Jeff Somers' Chum is a dark and comic mystery novel smartly told through several narrators.
Booklist wrote of the book:
"Combining elements of Jonathan Tropper, Tom Perrotta, and Augusten Burroughs, Somers' incisive, pull-no-punches examination of adult friendship is refreshingly witty. Tautly paced and expertly assembled, Chum is a darkly comic, deeply insightful, and wildly original novel."
Stream a Spotify playlist of these tunes.
Chum is a book that is inspired and colored by booze. Was I frequently drunk and unhappy when writing it? Sure, yes. That's stipulated, because I am a writer and therefore I am frequently drunk and unhappy in that curious Möbius Strip way of life where you can't tell if you're drunk because you're unhappy or unhappy because you're drunk and after a while the question itself stops meaning anything and the answer is just yes, yes, sure, stop asking me. Which is kind of the damp, sweaty feel of the book, too. If I ever do public readings of this I will have to be stinking drunk beforehand. As usual.
I started work on this book so long ago I couldn't tell you with any accuracy what I was actually listening to when I was writing it. Also see: The drinking, and the affects of alcohol on memory.
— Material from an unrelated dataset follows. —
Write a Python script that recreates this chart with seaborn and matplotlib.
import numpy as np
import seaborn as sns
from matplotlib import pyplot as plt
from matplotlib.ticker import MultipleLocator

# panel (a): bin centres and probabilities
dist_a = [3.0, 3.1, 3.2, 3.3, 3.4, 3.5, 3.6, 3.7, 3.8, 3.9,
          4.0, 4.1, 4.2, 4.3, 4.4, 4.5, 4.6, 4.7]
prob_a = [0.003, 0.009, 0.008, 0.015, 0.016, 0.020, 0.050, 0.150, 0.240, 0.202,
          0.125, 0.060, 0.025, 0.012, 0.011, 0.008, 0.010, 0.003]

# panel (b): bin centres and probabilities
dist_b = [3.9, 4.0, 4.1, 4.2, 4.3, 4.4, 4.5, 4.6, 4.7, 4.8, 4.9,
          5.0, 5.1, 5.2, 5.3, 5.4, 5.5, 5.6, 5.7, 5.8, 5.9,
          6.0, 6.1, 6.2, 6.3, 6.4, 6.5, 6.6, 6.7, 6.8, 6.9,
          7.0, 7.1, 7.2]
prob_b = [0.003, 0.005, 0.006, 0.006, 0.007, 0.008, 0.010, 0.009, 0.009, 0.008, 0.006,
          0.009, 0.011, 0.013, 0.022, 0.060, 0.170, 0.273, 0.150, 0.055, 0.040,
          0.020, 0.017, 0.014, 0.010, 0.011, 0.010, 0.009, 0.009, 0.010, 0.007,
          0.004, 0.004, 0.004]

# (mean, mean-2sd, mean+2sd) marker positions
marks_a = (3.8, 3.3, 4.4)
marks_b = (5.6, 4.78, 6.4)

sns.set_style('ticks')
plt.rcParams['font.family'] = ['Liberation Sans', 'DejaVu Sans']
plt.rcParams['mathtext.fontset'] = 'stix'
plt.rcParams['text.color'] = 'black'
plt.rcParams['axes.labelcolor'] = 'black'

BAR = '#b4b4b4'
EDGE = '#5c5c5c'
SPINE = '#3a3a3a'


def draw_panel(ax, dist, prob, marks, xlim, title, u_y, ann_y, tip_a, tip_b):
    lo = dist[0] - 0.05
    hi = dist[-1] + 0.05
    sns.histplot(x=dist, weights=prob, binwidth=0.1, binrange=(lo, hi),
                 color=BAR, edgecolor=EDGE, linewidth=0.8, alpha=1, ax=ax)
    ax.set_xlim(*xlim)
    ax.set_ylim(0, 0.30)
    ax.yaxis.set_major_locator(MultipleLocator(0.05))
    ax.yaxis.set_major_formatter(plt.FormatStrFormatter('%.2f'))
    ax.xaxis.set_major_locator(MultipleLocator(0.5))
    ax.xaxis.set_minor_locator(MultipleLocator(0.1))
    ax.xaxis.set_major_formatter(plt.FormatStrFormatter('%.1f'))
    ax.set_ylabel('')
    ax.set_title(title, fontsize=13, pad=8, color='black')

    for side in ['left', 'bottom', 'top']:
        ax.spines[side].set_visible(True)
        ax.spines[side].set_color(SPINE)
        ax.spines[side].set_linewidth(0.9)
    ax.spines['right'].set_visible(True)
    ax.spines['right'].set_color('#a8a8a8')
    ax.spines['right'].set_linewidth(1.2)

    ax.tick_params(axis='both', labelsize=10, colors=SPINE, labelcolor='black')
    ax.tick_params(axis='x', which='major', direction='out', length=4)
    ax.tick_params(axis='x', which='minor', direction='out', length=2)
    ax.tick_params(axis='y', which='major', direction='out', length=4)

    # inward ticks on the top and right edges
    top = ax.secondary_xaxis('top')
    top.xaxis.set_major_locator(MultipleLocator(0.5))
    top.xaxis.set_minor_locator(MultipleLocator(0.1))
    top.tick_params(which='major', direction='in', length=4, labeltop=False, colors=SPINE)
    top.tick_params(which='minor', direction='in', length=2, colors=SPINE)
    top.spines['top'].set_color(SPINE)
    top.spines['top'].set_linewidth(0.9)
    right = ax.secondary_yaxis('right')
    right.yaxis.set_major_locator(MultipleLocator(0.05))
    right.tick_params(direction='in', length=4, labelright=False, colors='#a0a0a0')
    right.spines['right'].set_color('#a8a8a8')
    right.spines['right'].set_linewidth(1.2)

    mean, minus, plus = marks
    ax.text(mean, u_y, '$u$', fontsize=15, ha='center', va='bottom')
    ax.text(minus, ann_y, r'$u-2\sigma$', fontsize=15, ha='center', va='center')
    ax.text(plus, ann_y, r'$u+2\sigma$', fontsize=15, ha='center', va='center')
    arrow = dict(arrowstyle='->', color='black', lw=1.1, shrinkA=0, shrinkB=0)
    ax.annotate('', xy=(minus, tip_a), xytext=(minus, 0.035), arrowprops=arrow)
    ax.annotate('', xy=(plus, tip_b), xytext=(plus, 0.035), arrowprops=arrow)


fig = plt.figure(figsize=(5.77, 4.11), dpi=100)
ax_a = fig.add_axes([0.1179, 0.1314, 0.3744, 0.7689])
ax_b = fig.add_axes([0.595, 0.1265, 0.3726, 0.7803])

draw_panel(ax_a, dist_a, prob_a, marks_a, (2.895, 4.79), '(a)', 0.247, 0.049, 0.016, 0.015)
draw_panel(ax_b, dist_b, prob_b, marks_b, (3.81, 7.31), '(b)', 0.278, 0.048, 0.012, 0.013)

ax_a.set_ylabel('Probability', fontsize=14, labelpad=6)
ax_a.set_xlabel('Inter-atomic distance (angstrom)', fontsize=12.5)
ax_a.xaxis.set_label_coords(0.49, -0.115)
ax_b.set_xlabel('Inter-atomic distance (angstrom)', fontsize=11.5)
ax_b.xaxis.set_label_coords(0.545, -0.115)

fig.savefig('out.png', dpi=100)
But! I do have a soundtrack in my head now when I read the book, my own words staring back at me like strangers, things someone else wrote long ago for different reasons than the ones I make up to replace my missing memories, lost time, wasted years. This, then, is that soundtrack.
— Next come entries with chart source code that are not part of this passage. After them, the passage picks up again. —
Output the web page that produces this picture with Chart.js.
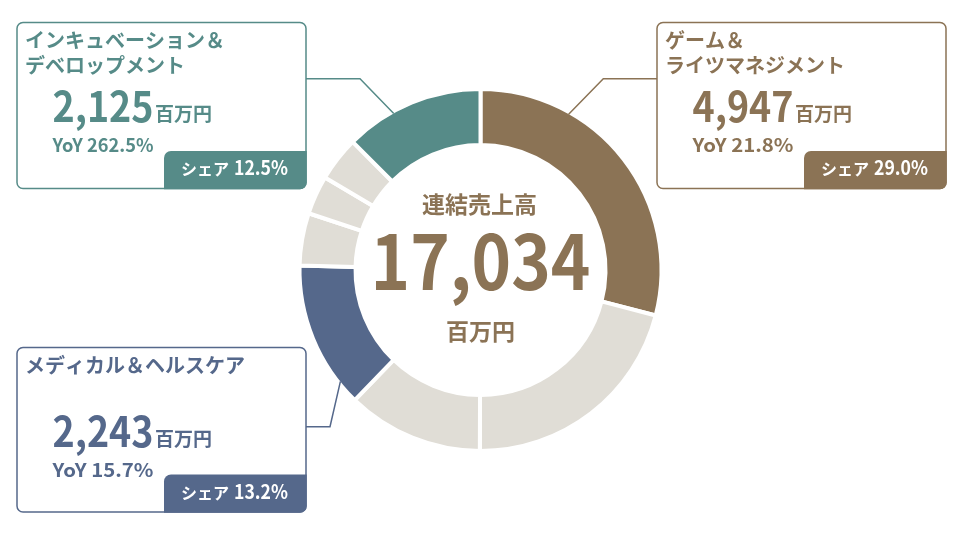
<!DOCTYPE html>
<html lang="ja">
<head>
<meta charset="utf-8">
<title>連結売上高 セグメント構成</title>
<script src="https://cdn.jsdelivr.net/npm/chart.js@4"></script>
<style>
  html, body { margin: 0; padding: 0; background: #ffffff; }
  canvas { display: block; }
</style>
</head>
<body>
<canvas id="c" width="960" height="540"></canvas>
<script>
// セグメント（上から時計回り）
const segmentNames = [
  'ゲーム＆ライツマネジメント',
  'セグメントB',
  'セグメントC',
  'メディカル＆ヘルスケア',
  'セグメントE',
  'セグメントF',
  'セグメントG',
  'インキュベーション＆デベロップメント'
];
// 売上高（百万円）
const salesValues = [4947, 3580, 2072, 2243, 798, 591, 678, 2125];
const segmentColors = ['#8B7355', '#E0DDD6', '#E0DDD6', '#55688B', '#E0DDD6', '#E0DDD6', '#E0DDD6', '#568B88'];

// 注記ボックスを付けるセグメント
const calloutIndex = [7, 0, 3];
const calloutTitles = [
  ['インキュベーション＆', 'デベロップメント'],
  ['ゲーム＆', 'ライツマネジメント'],
  ['メディカル＆ヘルスケア']
];
const calloutYoY = ['262.5%', '21.8%', '15.7%'];

const centerTitle = '連結売上高';
const unitLabel = '百万円';

const FONT = '"Noto Sans CJK JP", "Noto Sans", sans-serif';
const total = salesValues.reduce((a, b) => a + b, 0);
const fmt = v => v.toLocaleString('en-US');
const share = v => (v / total * 100).toFixed(1) + '%';

// ボックスの配置と引き出し線
const boxes = [
  { x: 17,  y: 22.5,  w: 289, h: 166,   side: 'left',  lineY: 78.7,  bendX: 360,   anchorDeg: 331 },
  { x: 657, y: 22.5,  w: 289, h: 166,   side: 'right', lineY: 78.7,  bendX: 603.3, anchorDeg: 29.5 },
  { x: 17,  y: 347.5, w: 289, h: 164.5, side: 'left',  lineY: 426.7, bendX: 330,   anchorDeg: 231.5 }
];

function drawText(ctx, str, x, y, size, color, align, fitWidth) {
  ctx.save();
  ctx.font = 'bold ' + size + 'px ' + FONT;
  ctx.fillStyle = color;
  ctx.textBaseline = 'alphabetic';
  ctx.textAlign = align || 'left';
  let s = 1;
  if (fitWidth) s = fitWidth / ctx.measureText(str).width;
  ctx.translate(x, y);
  ctx.scale(s, 1);
  ctx.fillText(str, 0, 0);
  ctx.restore();
}

const calloutPlugin = {
  id: 'callouts',
  afterDraw(chart) {
    const ctx = chart.ctx;
    const arcs = chart.getDatasetMeta(0).data;

    boxes.forEach((b, k) => {
      const idx = calloutIndex[k];
      const color = segmentColors[idx];
      const arc = arcs[idx];
      const r = arc.outerRadius - 2;
      const a = (b.anchorDeg - 90) * Math.PI / 180;
      const ax = arc.x + r * Math.cos(a);
      const ay = arc.y + r * Math.sin(a);
      const edgeX = b.side === 'left' ? b.x + b.w : b.x;

      // 引き出し線
      ctx.save();
      ctx.strokeStyle = color;
      ctx.lineWidth = 1.5;
      ctx.beginPath();
      ctx.moveTo(edgeX, b.lineY);
      ctx.lineTo(b.bendX, b.lineY);
      ctx.lineTo(ax, ay);
      ctx.stroke();

      // 枠
      ctx.fillStyle = '#ffffff';
      ctx.beginPath();
      ctx.roundRect(b.x, b.y, b.w, b.h, 6);
      ctx.fill();
      ctx.stroke();

      // シェア帯
      const bl = b.x + 147, bt = b.y + b.h - 37.5;
      const br = b.x + b.w + 0.75, bb = b.y + b.h + 0.75;
      ctx.fillStyle = color;
      ctx.beginPath();
      ctx.moveTo(bl + 7, bt);
      ctx.lineTo(br, bt);
      ctx.lineTo(br, bb - 6.75);
      ctx.arcTo(br, bb, br - 6.75, bb, 6.75);
      ctx.lineTo(bl, bb);
      ctx.lineTo(bl, bt + 7);
      ctx.arcTo(bl, bt, bl + 7, bt, 7);
      ctx.closePath();
      ctx.fill();
      ctx.restore();

      // タイトル
      calloutTitles[k].forEach((t, i) => {
        drawText(ctx, t, b.x + 8, b.y + 25.5 + i * 25, 20, color, 'left');
      });
      // 売上高
      const vy = b.y + 99;
      drawText(ctx, fmt(salesValues[idx]), b.x + 35.5, vy, 42, color, 'left', 101);
      drawText(ctx, unitLabel, b.x + 138, vy - 1, 19, color, 'left');
      // 前年比
      drawText(ctx, 'YoY ' + calloutYoY[k], b.x + 35.5, b.y + 129, 18, color, 'left', 101);
      // シェア
      const sy = b.y + b.h - 13.5;
      drawText(ctx, 'シェア', bl + 17, sy, 16, '#ffffff', 'left');
      drawText(ctx, share(salesValues[idx]), b.x + b.w - 18, sy, 19.5, '#ffffff', 'right', 54);
    });

    // 中央ラベル
    const c = arcs[0];
    const brown = segmentColors[0];
    drawText(ctx, centerTitle, c.x - 1, 212.7, 23, brown, 'center');
    drawText(ctx, fmt(total), c.x, 290, 75, brown, 'center', 220);
    drawText(ctx, unitLabel, c.x, 340, 23, brown, 'center');
  }
};

new Chart(document.getElementById('c'), {
  type: 'doughnut',
  data: {
    labels: segmentNames,
    datasets: [{
      data: salesValues,
      backgroundColor: segmentColors,
      borderColor: '#ffffff',
      borderWidth: 4,
      hoverOffset: 0
    }]
  },
  options: {
    responsive: false,
    devicePixelRatio: 1,
    animation: false,
    radius: 181,
    cutout: '69.06%',
    layout: { padding: { left: 1 } },
    plugins: { legend: { display: false }, tooltip: { enabled: false } }
  },
  plugins: [calloutPlugin]
});
</script>
</body>
</html>
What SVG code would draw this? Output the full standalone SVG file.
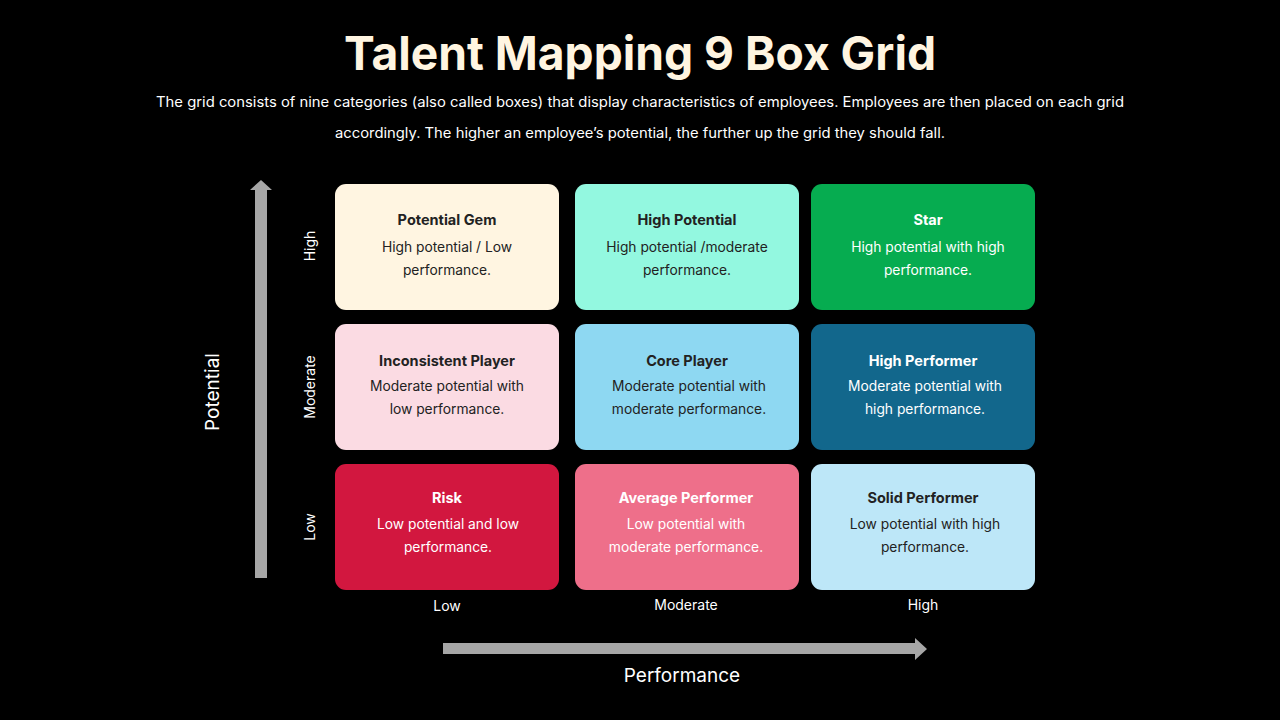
<svg xmlns="http://www.w3.org/2000/svg" width="1280" height="720" viewBox="0 0 1280 720">
<style>
.bg{fill:#000}
.title{font-family:Inter,"Liberation Sans",sans-serif;font-weight:700;font-size:47px;fill:#FFF5E1;text-anchor:middle}
.sub{font-family:Inter,"Liberation Sans",sans-serif;font-size:14px;fill:#fff;text-anchor:middle}
.ht{font-family:Inter,"Liberation Sans",sans-serif;font-weight:700;font-size:14.5px;text-anchor:middle}
.dt{font-family:Inter,"Liberation Sans",sans-serif;font-size:13.8px;text-anchor:middle}
.dark{fill:#222}
.light{fill:#fff}
.ax{font-family:Inter,"Liberation Sans",sans-serif;font-size:14px;fill:#fff;text-anchor:middle}
.axt{font-family:Inter,"Liberation Sans",sans-serif;font-size:19px;fill:#fff;text-anchor:middle}
.arrow{fill:#A6A6A6}
</style>
<rect class="bg" x="0" y="0" width="1280" height="720"/>
<g id="header">
<text class="title" x="640" y="70" textLength="592" lengthAdjust="spacingAndGlyphs">Talent Mapping 9 Box Grid</text>
<text class="sub" x="640" y="107" textLength="968" lengthAdjust="spacingAndGlyphs">The grid consists of nine categories (also called boxes) that display characteristics of employees. Employees are then placed on each grid</text>
<text class="sub" x="640" y="138" textLength="610" lengthAdjust="spacingAndGlyphs">accordingly. The higher an employee’s potential, the further up the grid they should fall.</text>
</g>
<g id="connectors">
<polygon class="arrow" points="255,578 255,190 250,190 261,180 272,190 267,190 267,578"/>
<polygon class="arrow" points="443,643 915,643 915,638 927,649 915,660 915,654 443,654"/>
</g>
<g id="axis-labels">
<text class="axt" transform="translate(219,392) rotate(-90)">Potential</text>
<text class="ax" transform="translate(315,246) rotate(-90)">High</text>
<text class="ax" transform="translate(315,387) rotate(-90)">Moderate</text>
<text class="ax" transform="translate(315,527) rotate(-90)">Low</text>
<text class="ax" x="447" y="611">Low</text>
<text class="ax" x="686" y="610">Moderate</text>
<text class="ax" x="923" y="610">High</text>
<text class="axt" x="682" y="682">Performance</text>
</g>
<g id="potential-gem">
<rect x="335" y="184" width="224" height="126" rx="11" fill="#FFF5E1"/>
<text class="ht dark" x="447" y="225">Potential Gem</text>
<text class="dt dark" x="447" y="252">High potential / Low</text>
<text class="dt dark" x="447" y="275">performance.</text>
</g>
<g id="high-potential">
<rect x="575" y="184" width="224" height="126" rx="11" fill="#93F8E0"/>
<text class="ht dark" x="687" y="225">High Potential</text>
<text class="dt dark" x="687" y="252">High potential /moderate</text>
<text class="dt dark" x="687" y="275">performance.</text>
</g>
<g id="star">
<rect x="811" y="184" width="224" height="126" rx="11" fill="#06AC50"/>
<text class="ht light" x="928" y="225">Star</text>
<text class="dt light" x="928" y="252">High potential with high</text>
<text class="dt light" x="928" y="275">performance.</text>
</g>
<g id="inconsistent-player">
<rect x="335" y="324" width="224" height="126" rx="11" fill="#FBDBE3"/>
<text class="ht dark" x="447" y="366">Inconsistent Player</text>
<text class="dt dark" x="447" y="391">Moderate potential with</text>
<text class="dt dark" x="447" y="414">low performance.</text>
</g>
<g id="core-player">
<rect x="575" y="324" width="224" height="126" rx="11" fill="#8ED8F2"/>
<text class="ht dark" x="687" y="366">Core Player</text>
<text class="dt dark" x="689" y="391">Moderate potential with</text>
<text class="dt dark" x="689" y="414">moderate performance.</text>
</g>
<g id="high-performer">
<rect x="811" y="324" width="224" height="126" rx="11" fill="#12678C"/>
<text class="ht light" x="923" y="366">High Performer</text>
<text class="dt light" x="925" y="391">Moderate potential with</text>
<text class="dt light" x="925" y="414">high performance.</text>
</g>
<g id="risk">
<rect x="335" y="464" width="224" height="126" rx="11" fill="#D2173F"/>
<text class="ht light" x="447" y="503">Risk</text>
<text class="dt light" x="448" y="529">Low potential and low</text>
<text class="dt light" x="448" y="552">performance.</text>
</g>
<g id="average-performer">
<rect x="575" y="464" width="224" height="126" rx="11" fill="#EE6F8A"/>
<text class="ht light" x="686" y="503">Average Performer</text>
<text class="dt light" x="686" y="529">Low potential with</text>
<text class="dt light" x="686" y="552">moderate performance.</text>
</g>
<g id="solid-performer">
<rect x="811" y="464" width="224" height="126" rx="11" fill="#BDE7F8"/>
<text class="ht dark" x="923" y="503">Solid Performer</text>
<text class="dt dark" x="925" y="529">Low potential with high</text>
<text class="dt dark" x="925" y="552">performance.</text>
</g>
</svg>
"Your Time is Gonna Come" by Led Zeppelin
This is the credits sequence song. This is the song that plays in my head when I am simply thinking about Chum as an object, as a discrete work. This is the song I would want playing in the trailer for the movie made from this book, even if it totally and absolutely bankrupted the budget and there subsequently could be no actual film because we'd spent all our monies on this song. It's this huge-sounding song that's actually kind of small and folksy, which is the sort of thing geniuses can pull off.
"Pervert" by The Descendents
This is the theme song for one of the characters in Chum, Tom Wallace. Tom is easily one of the most enjoyable characters I've ever gotten inside of. He's so cheerfully debauched and evil, and yet hilarious. In fact, Tom is so cool he deserves a second theme song, which is
"Flower" by Pansy Division
"Flower" by Liz Phair is a powerful little song in its way just for the ballsy way it combines her off-key feminine singing voice with childish chant-along cadences and filthy, filthy lyrics. Then Pansy Division came along and turned the song out like a three dollar hooker and made it truly subversive, I think. It's here mainly because the line you act like you're fourteen years old / Everything you say is so obnoxious, funny, true and mean really does describe Tom in many ways. Obnoxious. Funny. True. Mean. We should all aspire to these things.
"Armageddon Singalong" by Unwritten Law
Finally, we have two thirty-second songs that capture my mod when I wrote this book. The first, "Armageddon Sin" by Unwritten Law has this crazy energy – I'm a freak in a land of hypocrisy indeed. This is perhaps the perfect song. One more second and it would too long, one second less and it would be a novelty. This is the song we would play over the montage sequence of drinking and evil in the nonexistent movie we bankrupted in order to buy the rights to "Your Time is Gonna Come" above.
"To All the Kids" by Vandals
And then another thirty-second song (both of these are off the excellent compilation Short Music for Short People which is like 5,000 songs half a minute long). This song is so genius it hurts. It works for Chum because it captures that sense that despite your careful grooming, stylish clothes, and trend-chasing, you're still basically an asshole, and god bless. Let's close with the lyrics, which everyone should have tattooed somewhere on their bodies:
To all the kids with
Headgear and braces and freckly faces
Glasses and acne and foster care families
Eating disorders who sit on the corners
Bikes with a basket and pants with elastic
Retards and spastics and Star Trek fanatics
And guys in gymnastics with lives that are tragic
Chess club contenders with speculative genders
Friends they imagine with matching pajamas
(God loves us all)
Jeff Somers and Chum links:
also at Largehearted Boy:
100 Online Sources for Free and Legal Music Downloads
Antiheroines (interviews with up and coming female comics artists)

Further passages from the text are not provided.